Unlike many other extracurricular competition organizations, ACF is composed of the very players and community members it aims to serve. Much like college teams, ACF members arise and depart as the years go by; the organization couldn’t survive if there weren’t a thriving community of people surrounding it, and college quizbowl would have trouble surviving if its players didn’t have some skin in the game. More positively, a world where every team writes questions several times a year helps bridge the gap between editors and regular players, and helps demonstrate that writing and editing are something any team can do if they see fit, rather than activities reserved for a distant company or top tier of talented players. The difference between an ACF editor and a player at an ACF tournament is a difference of degree, not a difference of kind – we are all members of the same community, and the use of team-submitted packets preserves the spirit of players writing for and sharing their knowledge with each other that ACF uniquely embodies.

We spent a bunch of time working on our packet and it didn’t get used / barely got used. What can we do to prevent that in the future?

In recent years, as ACF tournament fields have grown massively across the country, and Fall and Regionals receive dozens of packet submissions for use in constructing only 16 to 18 finalized packets for play, it has become more likely that any particular submitted packet will need to be combined with other submissions or cut outright (i.e. left largely or wholly unused). Ultimately there are no guarantees – from tournament to tournament, category to category, and packet to packet, different editors might be looking for different things – but here are some suggestions which will in aggregate make it more likely that your work will see use in an ACF tournament:

Submit your packet as early as possible. More than just about any other factor, submitting your team’s packet early is the best way to increase its chance of being used.
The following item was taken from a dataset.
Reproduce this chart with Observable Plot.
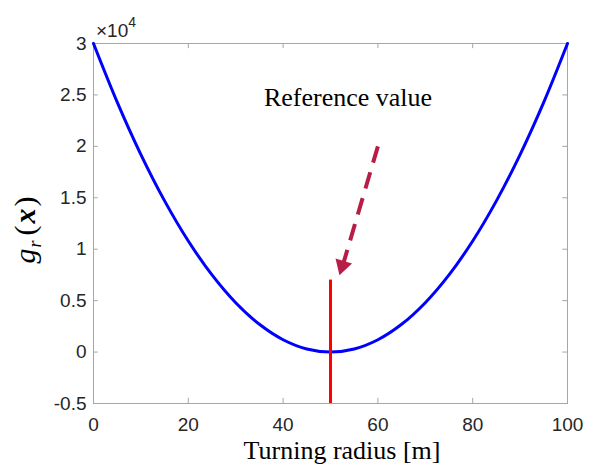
<!DOCTYPE html>
<html><head><meta charset="utf-8">
<script src="https://cdn.jsdelivr.net/npm/d3@7"></script>
<script src="https://cdn.jsdelivr.net/npm/@observablehq/plot@0.6"></script>
<style>body{margin:0;background:#fff;} svg{display:block;}</style>
</head><body><div id="chart"></div>
<script>
// Turning radius [m]
const radius = [0, 5, 10, 15, 20, 25, 30, 35, 40, 45, 50, 55, 60, 65, 70, 75, 80, 85, 90, 95, 100];
// g_r(x) values
const gValues = [30000, 24300, 19200, 14700, 10800, 7500, 4800, 2700, 1200, 300, 0, 300, 1200, 2700, 4800, 7500, 10800, 14700, 19200, 24300, 30000];
const xTicks = [0, 20, 40, 60, 80, 100];
const yTicks = [-0.5, 0, 0.5, 1, 1.5, 2, 2.5, 3];
const yTickLabels = ["-0.5", "0", "0.5", "1", "1.5", "2", "2.5", "3"];
const refX = [50];
const refTop = [0.7];
// annotation arrow (in units of 1e4 for y)
const arrowShaft = [{x1: 60, y1: 2.0, x2: 52.7, y2: 0.86}];
const arrowHead = [{x: 52.5, y: 0.84, angle: 196.7}];
const annotation = [{x: 53.7, y: 2.388, text: "Reference value"}];

const curve = radius.map((r, i) => ({r, g: gValues[i] / 1e4}));
const tickColor = "#262626";
const boxColor = "#a6a6a6";
const arrowColor = "#b81d48";

const plot = Plot.plot({
  width: 589, height: 473,
  marginLeft: 93, marginRight: 22, marginTop: 43, marginBottom: 70,
  x: {domain: [0, 100], ticks: xTicks},
  y: {domain: [-0.5, 3], ticks: yTicks},
  style: {fontFamily: "Liberation Sans, Arial, sans-serif", color: tickColor, background: "#fff"},
  marks: [
    Plot.frame({stroke: boxColor, strokeWidth: 1}),
    // inward ticks on all four sides
    Plot.ruleX(xTicks, {x: d => d, y1: -0.5, y2: -0.45, stroke: boxColor}),
    Plot.ruleX(xTicks, {x: d => d, y1: 3, y2: 2.95, stroke: boxColor}),
    Plot.ruleY(yTicks, {y: d => d, x1: 0, x2: 1, stroke: boxColor}),
    Plot.ruleY(yTicks, {y: d => d, x1: 100, x2: 99, stroke: boxColor}),
    Plot.axisX(xTicks, {tickSize: 0, tickPadding: 14, fontSize: 19, fill: tickColor, label: null}),
    Plot.axisY(yTicks, {tickSize: 0, tickPadding: 7, fontSize: 19, fill: tickColor, label: null,
      tickFormat: (d) => yTickLabels[yTicks.indexOf(d)]}),
    Plot.line(curve, {x: "r", y: "g", stroke: "#0000ff", strokeWidth: 3, curve: "catmull-rom"}),
    Plot.ruleX(refX, {x: d => d, y1: -0.5, y2: refTop[0], stroke: "#ff0000", strokeWidth: 3}),
    Plot.link(arrowShaft, {x1: "x1", y1: "y1", x2: "x2", y2: "y2",
      stroke: arrowColor, strokeWidth: 4, strokeDasharray: "17,10"}),
    Plot.dot(arrowHead, {x: "x", y: "y", symbol: "triangle", r: 6.4, rotate: "angle",
      fill: arrowColor, stroke: "none"}),
    Plot.text(annotation, {x: "x", y: "y", text: "text", lineAnchor: "bottom",
      fontFamily: "Liberation Serif, Times New Roman, serif", fontSize: 26, fill: "#000"})
  ]
});

const svg = d3.select(plot);
// x-axis title
svg.append("text").attr("x", 342).attr("y", 459).attr("text-anchor", "middle")
  .attr("font-family", "Liberation Serif, Times New Roman, serif").attr("font-size", 26).attr("fill", "#000")
  .text("Turning radius [m]");
// y-axis title g_r(x)
const yl = svg.append("text").attr("transform", "translate(35,230) rotate(-90)").attr("text-anchor", "middle")
  .attr("font-family", "Liberation Serif, Times New Roman, serif").attr("fill", "#000");
yl.append("tspan").attr("font-style", "italic").attr("font-size", 30).text("g");
yl.append("tspan").attr("font-style", "italic").attr("font-size", 18).attr("dy", 6).attr("dx", 1).text("r");
yl.append("tspan").attr("font-size", 30).attr("dy", -6).attr("dx", 5).text("(");
yl.append("tspan").attr("font-style", "italic").attr("font-weight", "bold").attr("font-size", 30).attr("dx", 2).text("x");
yl.append("tspan").attr("font-size", 30).attr("dx", 2).text(")");
// exponent label
const ex = svg.append("text").attr("x", 96).attr("y", 37).attr("text-anchor", "start")
  .attr("font-family", "Liberation Sans, Arial, sans-serif").attr("font-size", 19).attr("fill", tickColor);
ex.append("tspan").text("\u00d710");
ex.append("tspan").attr("font-size", 14).attr("dy", -10).text("4");

document.getElementById("chart").appendChild(plot);
</script></body></html>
It is often the case that the editors can make use of a merely-decent packet submitted at the first deadline, when relatively few packets have come in; it is much less possible to try and fix up a merely-decent packet at the last deadline or beyond, when many finalized packets are done already and time is tight. Additionally, you are likely to net your team a significant discount off entry fees, and the editors will be happy with you for pitching in early, so really everybody wins! (Make sure you get enough of a head start that you aren’t sacrificing question quality, though.)